Re Kornerup: Brian is not quite correct in his derivation of Kornerup's Golden tuning. Barbour says that the Golden Fifth is (15-sqr(5))/22 octaves or 696.214.. cents. Kornerup derived it by setting the relation of the minor third to the whole tone to PHI (1.618034 or (1+sqr(5))/2 . The minor third is 2 octaves - 3 fifths and the whole tone is 2 fifths - 1 octave. (2oct-3F)/(2F-oct) = (1+sqr(5)/2 where oct =1200 cents. By simplifying this equation, one gets (15-sqr(5))/22 oct. or 696.614474 cents for the fifth and about 504 cents for the fourth.

However, Brian's interation method does generate a novel non-JI-non-ET scale. The problem I have with most of the scales of this type is that they contain a few large intervals and a very dense section at the bottom of the gamut around 1/1. I think one might want to generate more balanced scales either by combining the results of such an iterative process with its inversion around the octave or the initial interval or else applying the process to the initial large intervals to fill them in too. This would seem to be equally quasi-fractal and melodically more interesting. I've generated some, but haven't had time to write them up for XH.

BTW, Jacques Dudon apparently independently rediscovered Kornerup's Golden tuning a few years ago. I just got a copy of a new CD of his in which he presents his optoacoustic instrument,the "Photophone," which might be described as an optical siren in that rotating patterned disks interrupt light beams to generate sound via photodiodes . The music is rather ethereal and Near Eastern in flavor.
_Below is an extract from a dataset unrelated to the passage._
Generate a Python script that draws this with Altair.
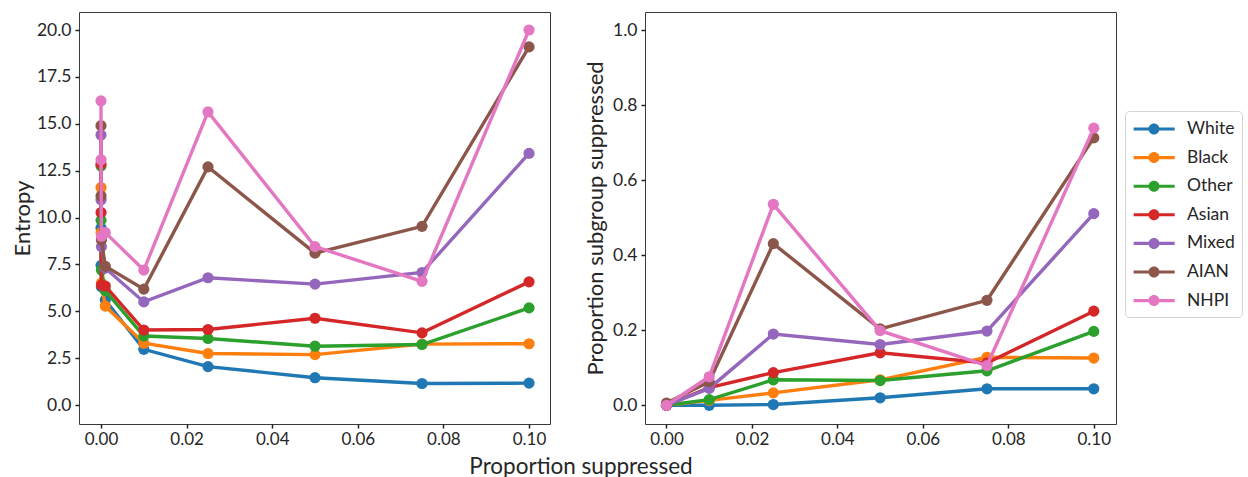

Dudon composes with 11 and 13 limit JI tetrachordal scales, gamelanish scales, etc. (The JIN or FPM may carry it, otherwise one would have to write Dudon in France.

I might add that Golden tuning, which is a variety of meantone, is not the only way to use the Golden Ratio (or section) in tuning. In my Xenharmonikon 15 column, "Notes & Comments," I said the following:

"The lead paper is Walter O'Connell's "The Tonality of the Golden Section," written in the 1960's and privately distributed. .... To place golden section (or ratio) tunings in context, several related systems should be mentioned. The first is David E. Schroer's "aureotonality" of which little is known except what appeared in Herbert A. Deutsch 's "Report on a Seminar in Electronic Music Composition," presented at the 17th Annual Meeting, Audio Engineering Society, October 11-15, 1965. It is described as being based on the second and third order difference tones of two pitches related by the the golden section and that it might be possible to realize it by FM techniques. .... Secondly, Ervin Wilson recently reminded me of a brief paper by Lorne Temes entitled "Golden Tones?," which was privately distributed in 1970. Temes, then a student in Toronto, proposed a 5-tone scale cycling at Phi. The notes are 1/1 f3/(f2+1) 2/f f2/2 (f2+1)/f2 f (1.0 1.169I, 1.236I 1.309I, 1.382I, 1.618I). He also suggested that f3/(f2+1) might serve as the dominant."
John Chowning's "STRIA," is based on the 9th root of phi, as has been mentioned previously on the list.